Goal: Report, as a bare number, how many lines of the material below contain the word "this".

┌─ Input records

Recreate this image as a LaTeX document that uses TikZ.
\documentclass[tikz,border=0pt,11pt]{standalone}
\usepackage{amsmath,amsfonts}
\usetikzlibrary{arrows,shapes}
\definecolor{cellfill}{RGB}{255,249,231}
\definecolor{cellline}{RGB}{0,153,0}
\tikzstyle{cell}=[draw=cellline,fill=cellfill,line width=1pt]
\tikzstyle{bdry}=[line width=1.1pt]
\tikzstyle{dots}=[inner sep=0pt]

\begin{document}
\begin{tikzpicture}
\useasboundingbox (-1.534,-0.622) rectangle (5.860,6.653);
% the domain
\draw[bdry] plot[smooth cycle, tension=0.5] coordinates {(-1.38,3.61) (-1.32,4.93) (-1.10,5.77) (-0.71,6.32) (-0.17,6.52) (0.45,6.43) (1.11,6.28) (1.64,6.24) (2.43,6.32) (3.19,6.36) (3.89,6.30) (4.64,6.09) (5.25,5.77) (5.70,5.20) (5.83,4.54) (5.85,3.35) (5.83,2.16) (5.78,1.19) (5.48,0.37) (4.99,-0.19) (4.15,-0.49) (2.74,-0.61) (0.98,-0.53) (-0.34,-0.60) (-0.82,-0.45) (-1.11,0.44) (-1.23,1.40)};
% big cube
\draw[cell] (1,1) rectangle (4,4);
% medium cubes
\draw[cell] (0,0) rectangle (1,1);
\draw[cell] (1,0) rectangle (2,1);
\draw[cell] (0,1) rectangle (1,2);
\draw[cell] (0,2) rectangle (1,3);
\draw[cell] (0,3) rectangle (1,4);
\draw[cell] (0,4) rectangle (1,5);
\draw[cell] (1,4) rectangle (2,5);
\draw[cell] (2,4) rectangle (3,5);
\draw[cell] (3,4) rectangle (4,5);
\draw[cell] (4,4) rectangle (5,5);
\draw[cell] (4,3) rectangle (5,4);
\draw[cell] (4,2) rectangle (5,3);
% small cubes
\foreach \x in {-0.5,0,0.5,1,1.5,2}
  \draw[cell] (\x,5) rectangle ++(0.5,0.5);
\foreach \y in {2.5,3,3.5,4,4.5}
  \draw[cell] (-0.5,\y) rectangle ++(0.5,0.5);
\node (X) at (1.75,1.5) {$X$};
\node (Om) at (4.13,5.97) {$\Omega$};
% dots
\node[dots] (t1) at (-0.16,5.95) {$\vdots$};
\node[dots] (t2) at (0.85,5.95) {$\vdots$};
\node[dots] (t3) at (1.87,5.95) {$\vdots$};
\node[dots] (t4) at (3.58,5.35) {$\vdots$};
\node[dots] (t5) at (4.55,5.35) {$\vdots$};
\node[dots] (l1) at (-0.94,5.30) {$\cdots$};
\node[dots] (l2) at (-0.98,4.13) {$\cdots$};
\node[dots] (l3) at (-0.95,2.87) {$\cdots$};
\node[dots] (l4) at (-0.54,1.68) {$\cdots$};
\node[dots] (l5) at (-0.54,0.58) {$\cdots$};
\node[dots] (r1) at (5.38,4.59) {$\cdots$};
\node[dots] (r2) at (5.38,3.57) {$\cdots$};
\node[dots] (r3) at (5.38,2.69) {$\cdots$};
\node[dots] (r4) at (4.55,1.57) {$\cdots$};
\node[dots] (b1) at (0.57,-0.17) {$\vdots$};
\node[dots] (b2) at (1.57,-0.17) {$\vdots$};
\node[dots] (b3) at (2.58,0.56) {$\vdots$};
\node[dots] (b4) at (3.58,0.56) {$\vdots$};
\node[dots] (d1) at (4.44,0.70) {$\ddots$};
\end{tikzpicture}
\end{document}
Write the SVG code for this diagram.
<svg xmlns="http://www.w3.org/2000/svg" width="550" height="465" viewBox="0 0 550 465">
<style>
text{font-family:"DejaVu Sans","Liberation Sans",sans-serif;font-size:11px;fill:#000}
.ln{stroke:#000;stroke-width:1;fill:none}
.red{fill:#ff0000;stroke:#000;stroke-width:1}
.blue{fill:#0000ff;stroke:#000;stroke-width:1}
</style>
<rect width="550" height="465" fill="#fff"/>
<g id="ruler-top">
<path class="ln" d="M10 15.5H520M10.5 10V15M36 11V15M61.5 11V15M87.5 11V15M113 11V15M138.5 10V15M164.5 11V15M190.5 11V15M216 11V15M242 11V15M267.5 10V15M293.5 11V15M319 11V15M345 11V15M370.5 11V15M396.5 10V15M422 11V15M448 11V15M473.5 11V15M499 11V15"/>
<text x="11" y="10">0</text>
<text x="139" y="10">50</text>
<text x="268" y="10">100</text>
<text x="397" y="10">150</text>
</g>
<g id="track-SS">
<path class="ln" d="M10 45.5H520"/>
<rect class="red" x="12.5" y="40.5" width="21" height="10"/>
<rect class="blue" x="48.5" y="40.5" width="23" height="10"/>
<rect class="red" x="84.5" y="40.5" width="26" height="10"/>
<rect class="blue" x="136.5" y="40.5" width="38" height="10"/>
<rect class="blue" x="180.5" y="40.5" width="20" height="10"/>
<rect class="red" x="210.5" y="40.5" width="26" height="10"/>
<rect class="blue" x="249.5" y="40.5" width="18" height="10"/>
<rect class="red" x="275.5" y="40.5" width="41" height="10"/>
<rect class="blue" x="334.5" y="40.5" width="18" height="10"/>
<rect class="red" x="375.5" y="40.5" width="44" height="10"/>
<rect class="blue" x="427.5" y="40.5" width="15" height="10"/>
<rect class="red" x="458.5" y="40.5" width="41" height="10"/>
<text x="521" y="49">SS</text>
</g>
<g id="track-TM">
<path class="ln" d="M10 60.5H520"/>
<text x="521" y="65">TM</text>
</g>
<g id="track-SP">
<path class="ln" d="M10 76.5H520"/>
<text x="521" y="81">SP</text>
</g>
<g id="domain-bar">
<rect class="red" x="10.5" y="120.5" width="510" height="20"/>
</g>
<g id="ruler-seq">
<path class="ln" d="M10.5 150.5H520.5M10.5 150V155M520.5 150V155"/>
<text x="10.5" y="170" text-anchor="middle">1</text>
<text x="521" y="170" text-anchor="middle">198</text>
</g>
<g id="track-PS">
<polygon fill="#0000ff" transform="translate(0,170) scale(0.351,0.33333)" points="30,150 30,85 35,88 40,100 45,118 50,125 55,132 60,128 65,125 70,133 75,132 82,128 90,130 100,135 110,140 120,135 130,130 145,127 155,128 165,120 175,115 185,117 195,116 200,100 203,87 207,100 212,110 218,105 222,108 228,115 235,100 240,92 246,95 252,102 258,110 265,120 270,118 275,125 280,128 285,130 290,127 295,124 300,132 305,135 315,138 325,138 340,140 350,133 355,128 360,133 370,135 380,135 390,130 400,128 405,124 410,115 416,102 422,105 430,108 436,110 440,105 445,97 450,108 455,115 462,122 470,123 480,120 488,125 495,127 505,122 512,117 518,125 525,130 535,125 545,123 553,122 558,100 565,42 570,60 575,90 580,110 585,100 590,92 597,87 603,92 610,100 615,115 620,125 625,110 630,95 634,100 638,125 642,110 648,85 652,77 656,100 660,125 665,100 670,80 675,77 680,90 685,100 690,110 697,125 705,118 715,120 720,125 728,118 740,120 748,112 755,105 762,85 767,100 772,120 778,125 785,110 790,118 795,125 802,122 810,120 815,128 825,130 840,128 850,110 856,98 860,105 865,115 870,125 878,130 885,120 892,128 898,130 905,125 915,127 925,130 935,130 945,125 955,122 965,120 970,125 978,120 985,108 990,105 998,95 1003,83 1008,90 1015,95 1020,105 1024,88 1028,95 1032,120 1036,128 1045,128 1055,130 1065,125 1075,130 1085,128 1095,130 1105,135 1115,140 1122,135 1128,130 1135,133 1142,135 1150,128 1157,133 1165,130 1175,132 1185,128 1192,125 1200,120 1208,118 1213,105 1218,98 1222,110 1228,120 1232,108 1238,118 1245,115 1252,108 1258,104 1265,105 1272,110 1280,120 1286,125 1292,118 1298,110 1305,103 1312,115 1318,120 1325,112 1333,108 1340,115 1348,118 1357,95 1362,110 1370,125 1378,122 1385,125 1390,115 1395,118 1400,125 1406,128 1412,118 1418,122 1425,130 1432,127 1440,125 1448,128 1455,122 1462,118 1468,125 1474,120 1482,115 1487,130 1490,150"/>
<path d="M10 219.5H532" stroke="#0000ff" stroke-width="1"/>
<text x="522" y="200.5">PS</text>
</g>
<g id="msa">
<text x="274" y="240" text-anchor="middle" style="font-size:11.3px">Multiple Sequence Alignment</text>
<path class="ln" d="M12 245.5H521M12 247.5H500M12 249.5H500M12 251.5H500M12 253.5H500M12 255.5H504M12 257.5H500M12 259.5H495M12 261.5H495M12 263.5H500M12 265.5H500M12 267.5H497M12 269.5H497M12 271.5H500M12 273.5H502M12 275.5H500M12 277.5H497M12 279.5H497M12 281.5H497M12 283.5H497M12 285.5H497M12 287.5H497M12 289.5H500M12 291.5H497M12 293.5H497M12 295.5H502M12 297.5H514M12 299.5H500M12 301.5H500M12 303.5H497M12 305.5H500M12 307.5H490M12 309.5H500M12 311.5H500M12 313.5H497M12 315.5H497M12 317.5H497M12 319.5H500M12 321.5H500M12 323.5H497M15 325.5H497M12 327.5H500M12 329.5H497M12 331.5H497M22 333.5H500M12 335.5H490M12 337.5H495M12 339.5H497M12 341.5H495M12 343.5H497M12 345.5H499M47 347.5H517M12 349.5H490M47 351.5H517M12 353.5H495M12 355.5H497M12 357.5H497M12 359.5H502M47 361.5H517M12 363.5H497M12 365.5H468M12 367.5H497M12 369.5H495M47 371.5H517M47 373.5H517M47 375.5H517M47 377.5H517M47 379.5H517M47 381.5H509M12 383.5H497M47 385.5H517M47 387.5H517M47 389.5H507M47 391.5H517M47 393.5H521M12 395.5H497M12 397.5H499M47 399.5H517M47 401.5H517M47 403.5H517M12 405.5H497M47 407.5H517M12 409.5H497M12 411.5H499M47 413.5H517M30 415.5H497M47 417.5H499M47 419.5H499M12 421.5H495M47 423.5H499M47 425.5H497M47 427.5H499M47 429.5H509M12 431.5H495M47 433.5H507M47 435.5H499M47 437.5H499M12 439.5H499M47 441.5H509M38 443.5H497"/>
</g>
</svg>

└─

Reply to the exercise: 2